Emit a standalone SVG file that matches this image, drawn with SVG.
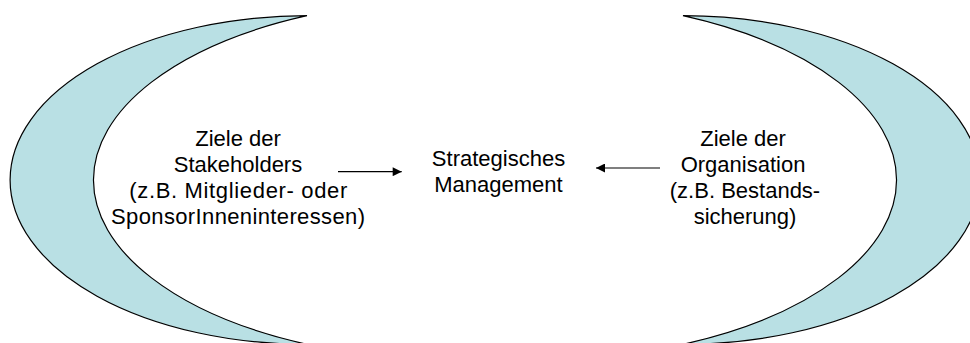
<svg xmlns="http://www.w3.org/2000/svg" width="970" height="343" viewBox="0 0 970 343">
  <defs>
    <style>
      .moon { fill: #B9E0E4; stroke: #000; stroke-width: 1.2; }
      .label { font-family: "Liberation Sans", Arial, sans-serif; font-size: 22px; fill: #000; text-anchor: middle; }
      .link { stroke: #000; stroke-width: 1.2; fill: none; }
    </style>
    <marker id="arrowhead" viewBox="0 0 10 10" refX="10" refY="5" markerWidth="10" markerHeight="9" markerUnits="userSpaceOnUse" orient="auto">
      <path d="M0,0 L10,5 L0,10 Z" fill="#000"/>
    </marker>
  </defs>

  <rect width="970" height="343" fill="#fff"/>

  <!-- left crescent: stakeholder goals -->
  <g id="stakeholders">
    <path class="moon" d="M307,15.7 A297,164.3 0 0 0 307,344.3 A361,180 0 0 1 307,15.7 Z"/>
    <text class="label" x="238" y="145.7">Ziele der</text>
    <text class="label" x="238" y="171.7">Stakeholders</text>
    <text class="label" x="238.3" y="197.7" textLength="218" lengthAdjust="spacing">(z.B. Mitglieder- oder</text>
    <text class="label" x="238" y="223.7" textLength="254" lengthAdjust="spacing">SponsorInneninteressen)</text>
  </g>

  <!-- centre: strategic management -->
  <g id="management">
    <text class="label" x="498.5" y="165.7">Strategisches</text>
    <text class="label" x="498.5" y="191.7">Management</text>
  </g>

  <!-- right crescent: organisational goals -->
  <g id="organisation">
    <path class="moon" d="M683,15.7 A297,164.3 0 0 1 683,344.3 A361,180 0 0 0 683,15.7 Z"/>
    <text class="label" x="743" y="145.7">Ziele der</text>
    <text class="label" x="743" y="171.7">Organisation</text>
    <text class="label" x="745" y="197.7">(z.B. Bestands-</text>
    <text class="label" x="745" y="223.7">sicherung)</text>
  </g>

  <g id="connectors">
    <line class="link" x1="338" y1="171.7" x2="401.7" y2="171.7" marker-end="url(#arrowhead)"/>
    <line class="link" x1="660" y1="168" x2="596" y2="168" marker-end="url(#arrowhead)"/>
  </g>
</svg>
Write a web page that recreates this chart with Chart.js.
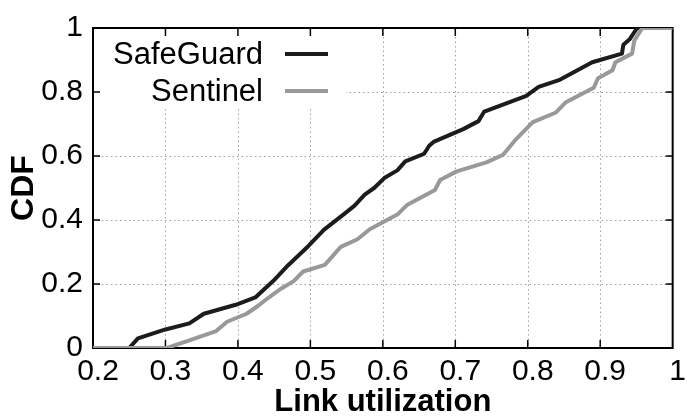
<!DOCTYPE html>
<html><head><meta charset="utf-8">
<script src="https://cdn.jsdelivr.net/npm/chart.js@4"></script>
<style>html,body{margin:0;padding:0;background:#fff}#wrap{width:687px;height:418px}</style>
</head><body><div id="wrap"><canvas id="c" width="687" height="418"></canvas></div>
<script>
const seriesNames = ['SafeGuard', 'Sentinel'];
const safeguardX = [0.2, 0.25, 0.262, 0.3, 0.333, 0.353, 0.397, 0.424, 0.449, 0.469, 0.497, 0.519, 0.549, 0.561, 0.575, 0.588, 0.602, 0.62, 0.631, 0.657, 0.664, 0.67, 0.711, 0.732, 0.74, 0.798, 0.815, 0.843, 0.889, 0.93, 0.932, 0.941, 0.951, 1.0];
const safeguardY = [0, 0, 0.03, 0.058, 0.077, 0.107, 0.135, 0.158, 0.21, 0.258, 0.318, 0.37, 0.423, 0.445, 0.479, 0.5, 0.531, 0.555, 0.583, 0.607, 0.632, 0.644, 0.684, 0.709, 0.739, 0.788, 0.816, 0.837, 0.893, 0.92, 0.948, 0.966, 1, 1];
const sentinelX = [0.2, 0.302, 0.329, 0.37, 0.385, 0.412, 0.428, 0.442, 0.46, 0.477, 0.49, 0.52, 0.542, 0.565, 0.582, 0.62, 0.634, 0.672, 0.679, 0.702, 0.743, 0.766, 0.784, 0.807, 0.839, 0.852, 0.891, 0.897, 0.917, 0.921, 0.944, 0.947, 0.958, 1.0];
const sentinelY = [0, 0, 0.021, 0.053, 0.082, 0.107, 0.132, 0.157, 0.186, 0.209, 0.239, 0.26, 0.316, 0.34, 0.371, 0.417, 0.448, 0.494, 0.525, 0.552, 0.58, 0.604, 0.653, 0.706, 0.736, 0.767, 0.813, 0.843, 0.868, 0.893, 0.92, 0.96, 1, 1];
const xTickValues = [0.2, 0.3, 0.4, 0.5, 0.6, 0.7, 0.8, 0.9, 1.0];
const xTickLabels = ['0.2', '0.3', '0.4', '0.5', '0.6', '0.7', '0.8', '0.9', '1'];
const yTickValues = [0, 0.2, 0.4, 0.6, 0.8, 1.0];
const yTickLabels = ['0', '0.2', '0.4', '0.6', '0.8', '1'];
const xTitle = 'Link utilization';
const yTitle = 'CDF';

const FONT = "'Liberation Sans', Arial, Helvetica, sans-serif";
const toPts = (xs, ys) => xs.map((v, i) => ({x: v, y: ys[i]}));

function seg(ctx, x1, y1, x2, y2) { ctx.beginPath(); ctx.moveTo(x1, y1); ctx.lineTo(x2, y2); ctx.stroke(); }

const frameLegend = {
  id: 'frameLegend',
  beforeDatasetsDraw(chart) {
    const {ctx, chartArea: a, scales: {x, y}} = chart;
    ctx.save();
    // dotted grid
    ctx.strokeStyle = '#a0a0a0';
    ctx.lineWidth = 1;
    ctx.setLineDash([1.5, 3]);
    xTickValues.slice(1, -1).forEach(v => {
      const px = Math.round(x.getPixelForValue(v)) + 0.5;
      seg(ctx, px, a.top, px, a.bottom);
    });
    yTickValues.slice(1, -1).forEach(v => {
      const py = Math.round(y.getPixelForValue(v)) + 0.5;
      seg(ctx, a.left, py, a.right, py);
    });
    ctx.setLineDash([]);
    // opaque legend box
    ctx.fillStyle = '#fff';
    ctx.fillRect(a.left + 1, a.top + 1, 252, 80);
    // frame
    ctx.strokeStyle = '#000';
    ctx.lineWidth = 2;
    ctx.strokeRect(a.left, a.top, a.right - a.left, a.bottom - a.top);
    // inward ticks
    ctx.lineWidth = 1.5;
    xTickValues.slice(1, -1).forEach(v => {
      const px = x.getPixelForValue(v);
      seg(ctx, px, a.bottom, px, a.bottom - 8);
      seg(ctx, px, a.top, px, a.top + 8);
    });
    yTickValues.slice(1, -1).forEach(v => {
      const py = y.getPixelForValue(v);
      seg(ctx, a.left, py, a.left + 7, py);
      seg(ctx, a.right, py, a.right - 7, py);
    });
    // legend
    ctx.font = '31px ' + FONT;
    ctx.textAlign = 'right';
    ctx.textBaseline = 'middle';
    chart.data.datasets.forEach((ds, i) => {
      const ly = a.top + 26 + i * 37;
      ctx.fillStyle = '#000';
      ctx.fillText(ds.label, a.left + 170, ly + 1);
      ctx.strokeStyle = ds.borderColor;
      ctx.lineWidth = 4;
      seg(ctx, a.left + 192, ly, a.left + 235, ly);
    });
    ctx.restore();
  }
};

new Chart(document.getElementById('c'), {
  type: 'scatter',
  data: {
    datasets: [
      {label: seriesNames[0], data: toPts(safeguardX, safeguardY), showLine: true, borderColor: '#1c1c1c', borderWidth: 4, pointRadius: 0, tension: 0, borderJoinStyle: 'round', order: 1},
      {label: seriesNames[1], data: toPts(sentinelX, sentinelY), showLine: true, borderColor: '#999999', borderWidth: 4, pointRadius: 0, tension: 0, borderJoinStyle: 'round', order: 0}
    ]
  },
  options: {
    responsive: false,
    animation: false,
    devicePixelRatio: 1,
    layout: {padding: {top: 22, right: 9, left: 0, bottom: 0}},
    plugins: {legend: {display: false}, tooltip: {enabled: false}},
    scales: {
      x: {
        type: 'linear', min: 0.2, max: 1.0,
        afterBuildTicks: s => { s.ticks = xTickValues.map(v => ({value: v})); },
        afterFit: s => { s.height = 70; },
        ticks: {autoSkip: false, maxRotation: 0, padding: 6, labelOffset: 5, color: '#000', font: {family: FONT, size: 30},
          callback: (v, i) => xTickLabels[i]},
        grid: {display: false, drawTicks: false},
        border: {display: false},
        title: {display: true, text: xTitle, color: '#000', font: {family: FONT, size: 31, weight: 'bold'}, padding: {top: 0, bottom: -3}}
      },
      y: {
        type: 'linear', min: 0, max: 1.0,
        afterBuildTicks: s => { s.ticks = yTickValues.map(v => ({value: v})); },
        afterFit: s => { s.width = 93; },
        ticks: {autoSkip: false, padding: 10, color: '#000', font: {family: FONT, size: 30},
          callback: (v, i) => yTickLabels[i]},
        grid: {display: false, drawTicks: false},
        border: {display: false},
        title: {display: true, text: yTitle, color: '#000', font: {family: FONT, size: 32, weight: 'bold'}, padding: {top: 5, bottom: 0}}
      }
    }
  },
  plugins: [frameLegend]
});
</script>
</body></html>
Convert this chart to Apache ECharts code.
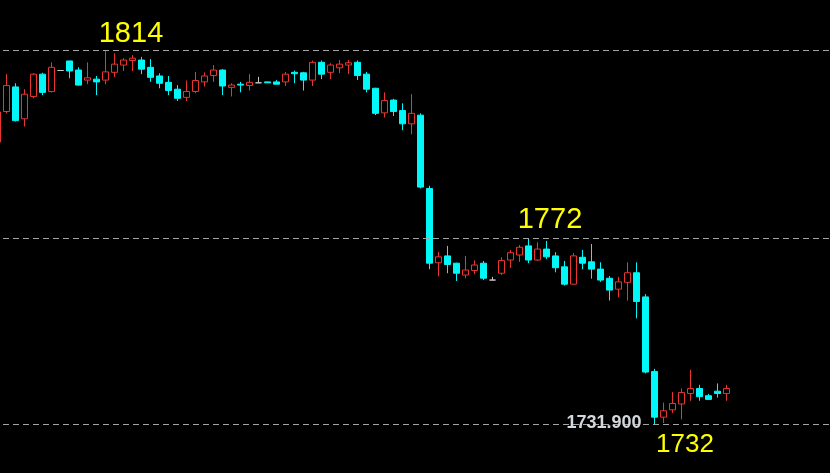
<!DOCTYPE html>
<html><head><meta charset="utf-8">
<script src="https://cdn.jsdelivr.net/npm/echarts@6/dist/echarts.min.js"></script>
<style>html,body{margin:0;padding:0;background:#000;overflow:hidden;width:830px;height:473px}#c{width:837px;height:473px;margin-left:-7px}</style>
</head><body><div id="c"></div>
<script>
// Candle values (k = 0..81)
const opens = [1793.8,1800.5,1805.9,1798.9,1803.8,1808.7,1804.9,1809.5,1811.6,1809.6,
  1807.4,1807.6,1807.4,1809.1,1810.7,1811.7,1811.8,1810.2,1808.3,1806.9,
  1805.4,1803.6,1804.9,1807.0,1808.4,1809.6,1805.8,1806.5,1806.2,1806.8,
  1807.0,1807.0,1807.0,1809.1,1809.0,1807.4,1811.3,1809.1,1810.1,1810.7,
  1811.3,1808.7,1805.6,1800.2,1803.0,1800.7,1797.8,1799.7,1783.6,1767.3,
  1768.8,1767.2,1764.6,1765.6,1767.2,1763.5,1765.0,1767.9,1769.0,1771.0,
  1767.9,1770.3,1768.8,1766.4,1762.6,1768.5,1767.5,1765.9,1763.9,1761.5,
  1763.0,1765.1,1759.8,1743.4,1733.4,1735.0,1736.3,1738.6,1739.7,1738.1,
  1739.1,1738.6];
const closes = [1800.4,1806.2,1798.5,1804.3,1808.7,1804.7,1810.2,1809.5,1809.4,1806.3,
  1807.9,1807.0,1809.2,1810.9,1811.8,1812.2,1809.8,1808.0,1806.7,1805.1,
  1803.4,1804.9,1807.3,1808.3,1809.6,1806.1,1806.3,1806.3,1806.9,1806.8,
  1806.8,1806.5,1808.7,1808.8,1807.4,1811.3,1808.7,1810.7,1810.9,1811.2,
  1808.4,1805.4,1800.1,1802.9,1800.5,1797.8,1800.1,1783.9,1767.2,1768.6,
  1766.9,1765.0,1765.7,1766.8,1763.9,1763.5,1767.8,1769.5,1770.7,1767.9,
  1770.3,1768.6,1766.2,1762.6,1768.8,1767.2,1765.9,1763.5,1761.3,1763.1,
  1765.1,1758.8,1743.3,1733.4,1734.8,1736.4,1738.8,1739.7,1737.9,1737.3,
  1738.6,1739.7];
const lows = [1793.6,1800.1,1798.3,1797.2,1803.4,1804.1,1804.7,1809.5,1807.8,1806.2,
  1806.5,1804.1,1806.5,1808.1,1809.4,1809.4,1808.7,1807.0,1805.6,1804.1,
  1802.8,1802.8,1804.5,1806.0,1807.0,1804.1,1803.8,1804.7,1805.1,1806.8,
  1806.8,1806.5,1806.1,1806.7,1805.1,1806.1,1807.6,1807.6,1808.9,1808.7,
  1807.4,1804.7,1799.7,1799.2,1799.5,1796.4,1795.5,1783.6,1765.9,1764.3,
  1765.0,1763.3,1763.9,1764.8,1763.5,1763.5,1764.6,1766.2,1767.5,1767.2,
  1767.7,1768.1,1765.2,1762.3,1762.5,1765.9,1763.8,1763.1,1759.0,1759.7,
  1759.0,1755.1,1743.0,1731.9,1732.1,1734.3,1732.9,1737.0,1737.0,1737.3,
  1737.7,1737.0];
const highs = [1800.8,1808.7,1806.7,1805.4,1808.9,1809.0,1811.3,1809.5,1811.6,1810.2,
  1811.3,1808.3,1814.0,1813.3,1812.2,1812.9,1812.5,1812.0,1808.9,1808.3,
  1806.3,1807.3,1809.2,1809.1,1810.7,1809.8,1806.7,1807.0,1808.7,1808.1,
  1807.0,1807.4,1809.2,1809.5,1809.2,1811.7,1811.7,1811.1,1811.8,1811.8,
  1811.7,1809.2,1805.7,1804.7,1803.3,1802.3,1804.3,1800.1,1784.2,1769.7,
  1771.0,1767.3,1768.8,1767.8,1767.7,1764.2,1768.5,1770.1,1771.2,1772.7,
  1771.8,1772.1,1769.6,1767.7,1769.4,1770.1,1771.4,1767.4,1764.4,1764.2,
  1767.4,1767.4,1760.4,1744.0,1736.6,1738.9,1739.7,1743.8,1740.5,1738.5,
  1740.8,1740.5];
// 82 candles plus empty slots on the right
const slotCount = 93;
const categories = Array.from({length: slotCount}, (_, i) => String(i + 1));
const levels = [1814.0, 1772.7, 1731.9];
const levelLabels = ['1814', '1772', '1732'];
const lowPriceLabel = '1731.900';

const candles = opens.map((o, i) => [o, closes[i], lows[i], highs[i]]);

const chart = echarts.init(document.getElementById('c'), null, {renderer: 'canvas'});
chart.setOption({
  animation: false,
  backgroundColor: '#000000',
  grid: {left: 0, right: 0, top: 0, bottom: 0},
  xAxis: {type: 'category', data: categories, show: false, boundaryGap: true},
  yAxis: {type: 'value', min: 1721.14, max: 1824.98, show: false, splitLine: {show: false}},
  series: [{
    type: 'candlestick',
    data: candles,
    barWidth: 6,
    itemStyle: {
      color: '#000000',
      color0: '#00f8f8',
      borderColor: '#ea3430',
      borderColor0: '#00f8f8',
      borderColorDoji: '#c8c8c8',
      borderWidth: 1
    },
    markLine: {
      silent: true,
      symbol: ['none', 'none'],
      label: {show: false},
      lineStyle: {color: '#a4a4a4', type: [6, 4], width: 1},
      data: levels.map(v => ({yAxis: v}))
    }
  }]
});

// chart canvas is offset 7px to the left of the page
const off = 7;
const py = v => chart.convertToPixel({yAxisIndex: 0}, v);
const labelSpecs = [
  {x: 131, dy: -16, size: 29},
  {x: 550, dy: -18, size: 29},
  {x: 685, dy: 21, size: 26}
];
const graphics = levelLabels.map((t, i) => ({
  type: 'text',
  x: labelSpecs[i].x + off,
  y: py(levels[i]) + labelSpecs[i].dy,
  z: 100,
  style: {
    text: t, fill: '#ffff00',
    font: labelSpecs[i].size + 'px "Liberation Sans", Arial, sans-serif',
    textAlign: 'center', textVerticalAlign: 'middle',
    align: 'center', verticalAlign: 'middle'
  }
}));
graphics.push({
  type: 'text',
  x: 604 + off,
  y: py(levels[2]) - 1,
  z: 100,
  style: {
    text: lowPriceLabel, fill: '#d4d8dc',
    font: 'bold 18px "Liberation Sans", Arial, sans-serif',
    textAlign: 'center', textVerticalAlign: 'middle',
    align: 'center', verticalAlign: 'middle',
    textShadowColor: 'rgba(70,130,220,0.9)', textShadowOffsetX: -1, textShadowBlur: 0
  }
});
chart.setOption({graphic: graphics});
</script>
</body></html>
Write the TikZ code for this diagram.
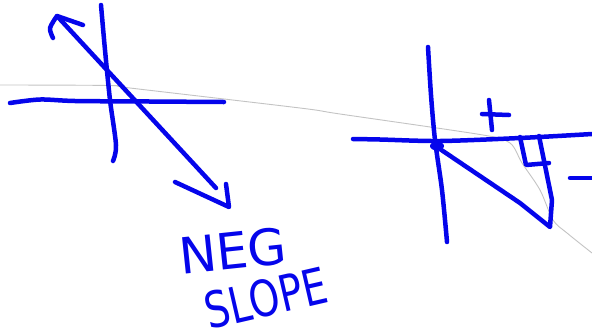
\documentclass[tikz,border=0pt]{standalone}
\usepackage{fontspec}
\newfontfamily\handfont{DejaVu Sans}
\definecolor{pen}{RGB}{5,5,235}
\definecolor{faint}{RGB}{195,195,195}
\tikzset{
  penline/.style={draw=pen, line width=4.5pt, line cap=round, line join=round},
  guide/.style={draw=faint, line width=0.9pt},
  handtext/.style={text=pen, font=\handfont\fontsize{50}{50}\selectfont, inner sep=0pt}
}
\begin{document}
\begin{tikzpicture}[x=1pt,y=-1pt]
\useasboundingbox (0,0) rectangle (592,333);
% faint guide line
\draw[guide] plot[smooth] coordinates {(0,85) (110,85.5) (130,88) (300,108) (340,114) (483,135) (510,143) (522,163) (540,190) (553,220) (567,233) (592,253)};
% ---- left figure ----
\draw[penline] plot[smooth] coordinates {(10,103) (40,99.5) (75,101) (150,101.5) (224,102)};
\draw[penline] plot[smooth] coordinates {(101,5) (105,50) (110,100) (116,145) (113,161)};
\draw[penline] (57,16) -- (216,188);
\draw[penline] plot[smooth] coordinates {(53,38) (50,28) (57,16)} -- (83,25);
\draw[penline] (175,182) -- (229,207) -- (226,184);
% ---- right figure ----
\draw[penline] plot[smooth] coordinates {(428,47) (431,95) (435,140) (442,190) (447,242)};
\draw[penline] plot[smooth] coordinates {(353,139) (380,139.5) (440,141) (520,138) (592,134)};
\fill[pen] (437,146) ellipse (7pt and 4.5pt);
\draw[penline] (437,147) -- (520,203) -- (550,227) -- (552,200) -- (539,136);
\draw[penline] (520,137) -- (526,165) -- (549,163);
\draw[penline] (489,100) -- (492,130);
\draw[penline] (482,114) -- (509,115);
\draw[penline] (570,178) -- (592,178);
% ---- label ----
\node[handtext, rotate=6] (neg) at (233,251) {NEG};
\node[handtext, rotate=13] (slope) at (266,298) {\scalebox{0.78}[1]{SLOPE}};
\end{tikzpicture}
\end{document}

● ● ●

» **Aim of the exercise**: Go through the material and select each line with the string "Write" in it.

» **Response**:
Write a web page that recreates this chart with Chart.js.
Write the TikZ code for this diagram.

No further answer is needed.